Azerbaijan, too, has long been trying to take advantage of international interest in the Middle Corridor. President Ilham Aliyev, in an April 2 letter to his Chinese counterpart Xi Jinping marking the 30th anniversary of bilateral relations, singled out cooperation on transportation.
“Sitting at the crossroads of the east-west and north-south transportation corridors, Azerbaijan was among the first countries to support your ‘Belt and Road’ initiative,” Aliyev wrote. “The infrastructure projects implemented in our country in the transportation, transit and logistics areas and new corridors being made available usher excellent opportunities for our cooperation.”
Among the key projects is a Chinese-funded, $1.5 billion industrial park at Azerbaijan’s new Port of Baku at Alat.
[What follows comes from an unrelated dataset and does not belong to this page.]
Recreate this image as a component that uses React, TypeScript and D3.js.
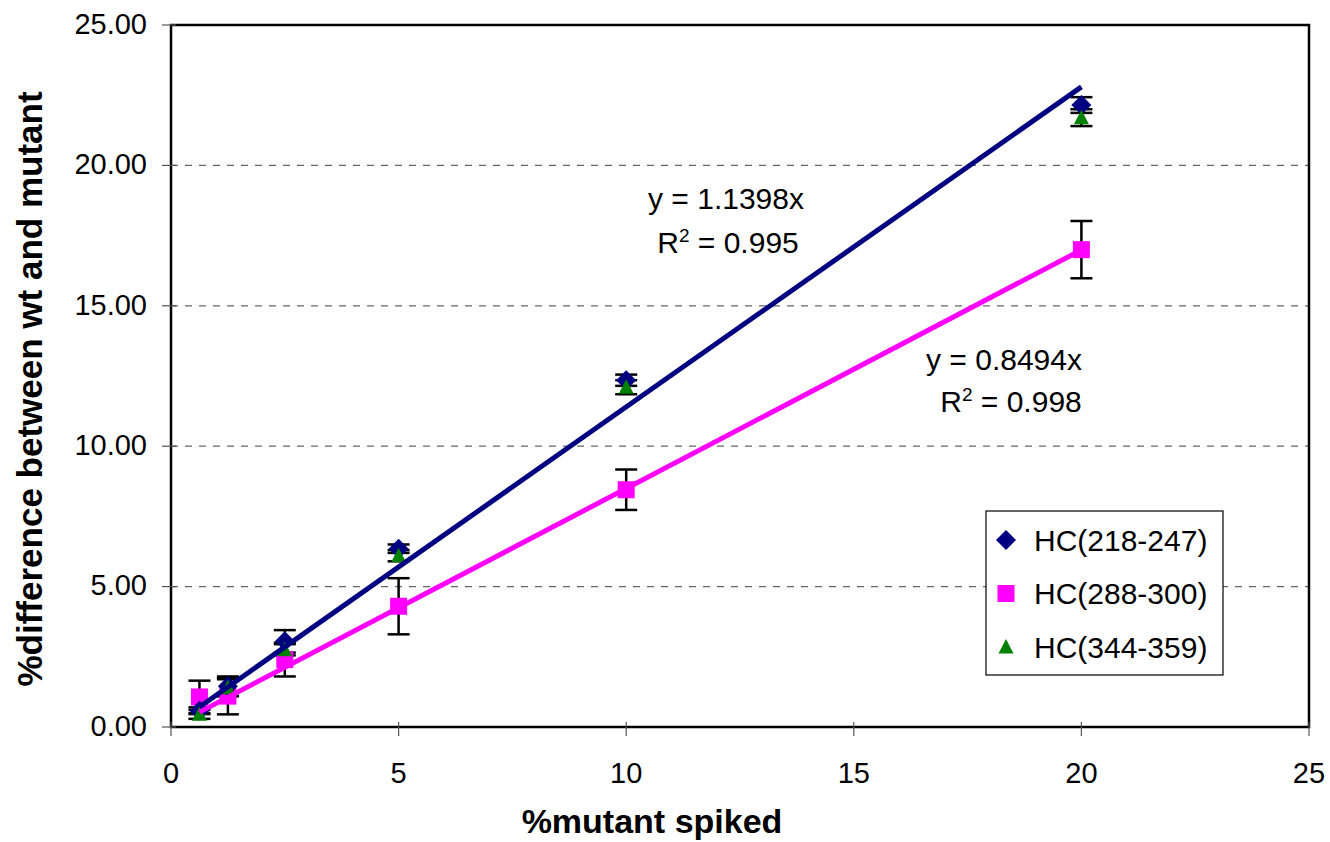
import * as d3 from "d3";

const xs = [0.625, 1.25, 2.5, 5, 10, 20];
const seriesNames = ["HC(218-247)", "HC(288-300)", "HC(344-359)"];
const navyVals = [0.58, 1.45, 3.05, 6.35, 12.35, 22.15];
const navyErr = [0.12, 0.35, 0.4, 0.15, 0.2, 0.28];
const pinkVals = [1.07, 1.1, 2.4, 4.3, 8.45, 17.0];
const pinkErr = [0.58, 0.65, 0.6, 1.0, 0.72, 1.02];
const greenVals = [0.45, 1.4, 2.75, 6.1, 12.1, 21.7];
const greenErr = [0.16, 0.3, 0.2, 0.2, 0.25, 0.3];
const slopes = [1.1398, 0.8494];
const r2 = ["0.995", "0.998"];
const xTicks = [0, 5, 10, 15, 20, 25];
const yTicks = [0, 5, 10, 15, 20, 25];

const W = 1330, H = 842;
const L = 171, R = 1309, T = 25, B = 727;
const font = "Liberation Sans, Arial, sans-serif";

export default function App() {
  const x = d3.scaleLinear().domain([0, 25]).range([L, R]);
  const y = d3.scaleLinear().domain([0, 25]).range([B, T]);
  const colors = ["#000080", "#ff00ff", "#008000"];
  const vals = [navyVals, pinkVals, greenVals];
  const errs = [navyErr, pinkErr, greenErr];

  const marker = (i: number, cx: number, cy: number, key: string) => {
    if (i === 0) {
      const s = 10;
      return <path key={key} d={`M${cx},${cy - s}L${cx + s},${cy}L${cx},${cy + s}L${cx - s},${cy}Z`} fill={colors[0]} />;
    }
    if (i === 1) {
      return <rect key={key} x={cx - 8.5} y={cy - 8.5} width={17} height={17} fill={colors[1]} />;
    }
    return <path key={key} d={`M${cx},${cy - 8}L${cx + 7.5},${cy + 6.5}L${cx - 7.5},${cy + 6.5}Z`} fill={colors[2]} />;
  };

  const line = d3.line<number>().x((d) => x(d)).y((d) => y(d));

  return (
    <svg width={W} height={H} style={{ position: "absolute", left: 0, top: 0, background: "#fff" }}>
      <rect x={0} y={0} width={W} height={H} fill="#fff" />
      {yTicks.filter((t) => t > 0 && t < 25).map((t) => (
        <line key={"g" + t} x1={L} x2={R} y1={y(t)} y2={y(t)} stroke="#666" strokeWidth={1.2} strokeDasharray="7,7" />
      ))}
      <rect x={L} y={T} width={R - L} height={B - T} fill="none" stroke="#000" strokeWidth={2.5} />
      {yTicks.map((t) => (
        <g key={"yt" + t}>
          <line x1={L - 9} x2={L + 5} y1={y(t)} y2={y(t)} stroke="#555" strokeWidth={1.2} />
          <text x={L - 24} y={y(t)} dy="0.3em" textAnchor="end" fontFamily={font} fontSize={29}>{t.toFixed(2)}</text>
        </g>
      ))}
      {xTicks.map((t) => (
        <g key={"xt" + t}>
          <line x1={x(t)} x2={x(t)} y1={B - 5} y2={B + 9} stroke="#555" strokeWidth={1.2} />
          <text x={x(t)} y={B + 56} textAnchor="middle" fontFamily={font} fontSize={29}>{t}</text>
        </g>
      ))}
      {vals.map((vs, i) =>
        vs.map((v, j) => {
          const e = errs[i][j];
          const cx = x(xs[j]);
          return (
            <g key={`e${i}-${j}`} stroke="#000" strokeWidth={2.5}>
              <line x1={cx} x2={cx} y1={y(v + e)} y2={y(v - e)} />
              <line x1={cx - 11} x2={cx + 11} y1={y(v + e)} y2={y(v + e)} />
              <line x1={cx - 11} x2={cx + 11} y1={y(v - e)} y2={y(v - e)} />
            </g>
          );
        })
      )}
      {[1, 0, 2].map((i) => vals[i].map((v, j) => marker(i, x(xs[j]), y(v), `m${i}-${j}`)))}
      {slopes.map((s, i) => (
        <path key={"tl" + i} d={line.y((d) => y(d * s))([xs[0], xs[xs.length - 1]]) || ""} stroke={colors[i]} strokeWidth={5} fill="none" />
      ))}
      <g fontFamily={font} fontSize={30} textAnchor="middle">
        <text x={726} y={209}>{`y = ${slopes[0]}x`}</text>
        <text x={728} y={253}>R<tspan dy={-11} fontSize={19}>2</tspan><tspan dy={11}>{` = ${r2[0]}`}</tspan></text>
        <text x={1004} y={370}>{`y = ${slopes[1]}x`}</text>
        <text x={1011} y={412}>R<tspan dy={-11} fontSize={19}>2</tspan><tspan dy={11}>{` = ${r2[1]}`}</tspan></text>
      </g>
      <rect x={986} y={511} width={237} height={164} fill="#fff" stroke="#000" strokeWidth={1.2} />
      {seriesNames.map((n, i) => (
        <g key={"lg" + i}>
          {marker(i, 1006, 540 + i * 53.5, "lm" + i)}
          <text x={1034} y={540 + i * 53.5} dy="0.36em" fontFamily={font} fontSize={30}>{n}</text>
        </g>
      ))}
      <text x={652} y={833} textAnchor="middle" fontFamily={font} fontSize={34} fontWeight="bold">%mutant spiked</text>
      <text transform={`translate(42,389) rotate(-90)`} textAnchor="middle" fontFamily={font} fontSize={35} fontWeight="bold">%difference between wt and mutant</text>
    </svg>
  );
}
The government may now be seeking to expand the capacity of the Port of Baku, currently 15 million metric tons of cargo annually, given the rising demand occasioned by Russia’s isolation. “Looking at the construction of Alat Economic Zone and other projects, these are attracting more international cargo shipping companies,” analyst Fuad Shahbaz told Eurasianet.
A delegation from Kazakhstan that visited Azerbaijan in May also appeared aimed at redirecting transit away from Russia and through the Caucasus, Shahbaz said.
Despite Aliyev’s warm words for Xi, however, there are several obstacles to Chinese transit through Azerbaijan.
“Azerbaijan has not yet fully committed to being a key part of China’s land-based trade and energy network,” the Carnegie Endowment wrote in 2021. “There are currently no agreements on currency swaps, industrial transfer, or free trade between the two countries, though China has concluded such agreements with Georgia and Armenia. On top of that, Azerbaijan has not shown any great enthusiasm for upgrading its old and slow railway infrastructure.”
With additional reporting from Heydar Isayev.
Nini Gabritchidze is a journalist based in Tbilisi.